Any update that causes Replicat to apply the row will trigger the AISERVICE call and populate the embedding.

Step 8 – View the Table Output (Embeddings)

Finally, query the target table and show the embedding populated.

1) Quick verification (embedding exists)

			
SELECT employee_id,
       first_name,
       bio_embedding
FROM   hr.employees
WHERE  bio_embedding is not null;

		

Demo context

Demonstration note (laptop / PoC intent):
This configuration is intentionally simplified to demonstrate the concept of embedding generation inline in GoldenGate Replicat. In production environments, customers should work with their security and networking teams to define the right approach for API key management, outbound access controls, auditing, and model governance.

Conclusion

Putting this walkthrough together was a very hands-on exercise, and seeing it work end to end was genuinely rewarding. Starting from an existing GoldenGate replication flow, I was able to layer in AI capabilities with minimal changes and watch vector embeddings being generated inline during Replicat apply. There were no new pipelines to manage and no post processing steps AI simply became part of the data movement itself.

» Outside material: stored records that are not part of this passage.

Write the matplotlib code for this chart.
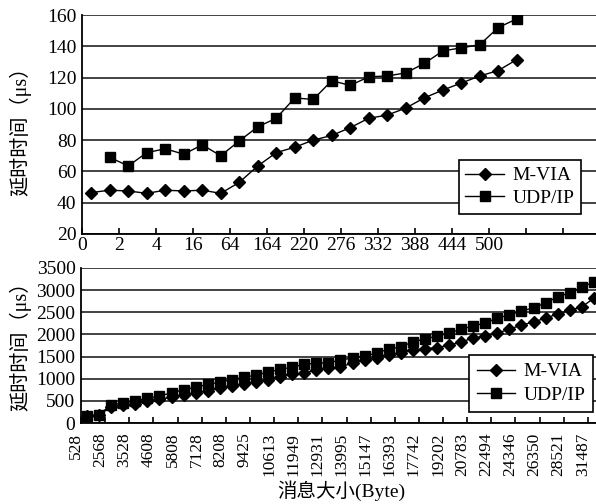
import matplotlib.pyplot as plt
from matplotlib.transforms import ScaledTranslation

plt.rcParams['font.family'] = ['Liberation Serif', 'Noto Sans CJK SC']
plt.rcParams['font.size'] = 14

# top chart: small messages
top_labels = ['0', '2', '4', '16', '64', '164', '220', '276', '332', '388', '444', '500', '', '']
mvia_top = [46.5, 48, 47.5, 46, 48, 47.5, 48, 46, 53, 63.5, 72, 75.5,
            80, 83, 88, 94, 96, 100.5, 107, 112, 116.5, 121, 124.5, 131.5]
udp_top = [None, 69, 63.5, 72, 74.5, 71, 77, 70, 79.5, 88.5, 94, 107,
           106, 118, 115, 120.5, 121, 123, 129, 137, 139, 141, 152, 157.5]

# bottom chart: large messages
bottom_labels = ['528', '2568', '3528', '4608', '5808', '7128', '8208', '9425',
                 '10613', '11949', '12931', '13995', '15147', '16393', '17742',
                 '19202', '20783', '22494', '24346', '26350', '28521', '31487']
mvia_bot = [150, 180, 370, 400, 440, 490, 540, 580, 630, 680, 730, 780, 840,
            880, 920, 980, 1040, 1100, 1130, 1200, 1240, 1270, 1350, 1420,
            1470, 1540, 1580, 1650, 1680, 1700, 1760, 1830, 1920, 1960, 2030,
            2120, 2210, 2280, 2370, 2460, 2550, 2620, 2820]
udp_bot = [160, 190, 410, 450, 500, 560, 610, 680, 750, 810, 870, 920, 980,
           1030, 1080, 1150, 1210, 1260, 1330, 1350, 1360, 1420, 1470, 1510,
           1580, 1670, 1720, 1830, 1900, 1960, 2030, 2120, 2190, 2260, 2370,
           2440, 2530, 2600, 2710, 2850, 2940, 3070, 3180]

fig = plt.figure(figsize=(5.96, 5.04), dpi=100)
ax1 = fig.add_axes([82/596, 1-234/504, 518/596, 219/504])
ax2 = fig.add_axes([81/596, 1-423/504, 531/596, 155/504])


def style(ax):
    ax.grid(axis='y', color='#222222', linewidth=1.2)
    ax.set_axisbelow(True)
    for s in ['top', 'right']:
        ax.spines[s].set_visible(False)
    for s in ['left', 'bottom']:
        ax.spines[s].set_linewidth(1.3)
    ax.tick_params(axis='y', length=0, pad=4)
    ax.tick_params(axis='x', direction='in', length=4, width=1.2)


# top
x1 = [i + 0.5 for i in range(len(mvia_top))]
ax1.plot(x1, mvia_top, 'k-', marker='D', markersize=6.5, linewidth=1, label='M-VIA')
ax1.plot(x1, udp_top, 'k-', marker='s', markersize=7, linewidth=1, label='UDP/IP')
ax1.set_xlim(0, 28)
ax1.set_ylim(20, 160)
ax1.set_yticks(range(20, 161, 20))
ax1.set_xticks(range(0, 28, 2))
ax1.set_xticklabels(top_labels)
style(ax1)
ax1.tick_params(axis='x', pad=2)
leg = ax1.legend(loc='upper right', bbox_to_anchor=(0.963, 0.338), borderaxespad=0,
                 fancybox=False, edgecolor='black', framealpha=1,
                 handlelength=2.0, handletextpad=0.4, labelspacing=0.25, borderpad=0.35)
leg.get_frame().set_linewidth(1.2)

# bottom
x2 = [i + 0.5 for i in range(len(mvia_bot))]
ax2.plot(x2, mvia_bot, 'k-', marker='D', markersize=6.5, linewidth=1, label='M-VIA')
ax2.plot(x2, udp_bot, 'k-', marker='s', markersize=7, linewidth=1, label='UDP/IP')
ax2.set_xlim(0, 44)
ax2.set_ylim(0, 3500)
ax2.set_yticks(range(0, 3501, 500))
ax2.set_xticks(range(0, 44, 2))
ax2.set_xticklabels(bottom_labels, rotation=90, fontsize=12.5)
style(ax2)
ax2.tick_params(axis='x', pad=7)
for lab in ax2.get_xticklabels():
    lab.set_transform(lab.get_transform() + ScaledTranslation(-0.05, 0, fig.dpi_scale_trans))
leg2 = ax2.legend(loc='upper right', bbox_to_anchor=(0.964, 0.439), borderaxespad=0,
                  fancybox=False, edgecolor='black', framealpha=1,
                  handlelength=2.0, handletextpad=0.4, labelspacing=0.3, borderpad=0.4)
leg2.get_frame().set_linewidth(1.2)

fig.text(0.034, 1-126/504, '延时时间（μs）', rotation=90, ha='center', va='center', fontsize=14.5)
fig.text(0.034, 1-341/504, '延时时间（μs）', rotation=90, ha='center', va='center', fontsize=14.5)
fig.text(341/596, 1-491/504, '消息大小(Byte)', ha='center', va='center', fontsize=14)

fig.savefig('out.png', dpi=100)
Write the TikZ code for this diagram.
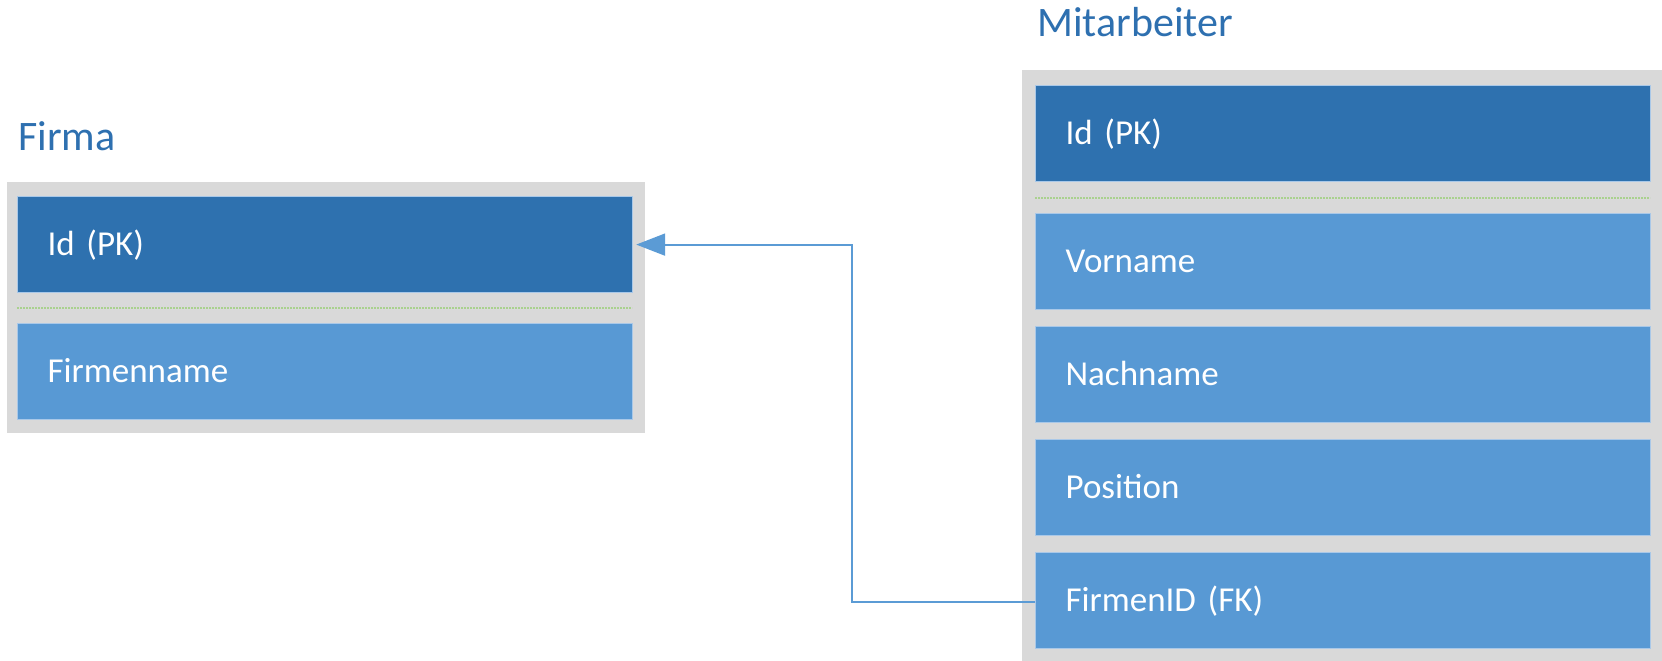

While this example was built in a local Docker environment for demonstration purposes, the same concepts apply to enterprise deployments when aligned with the appropriate security and governance practices. This is just the first step in GoldenGate’s AI journey, but it’s already a meaningful one turning real-time data replication into real time data enrichment, directly inside GoldenGate.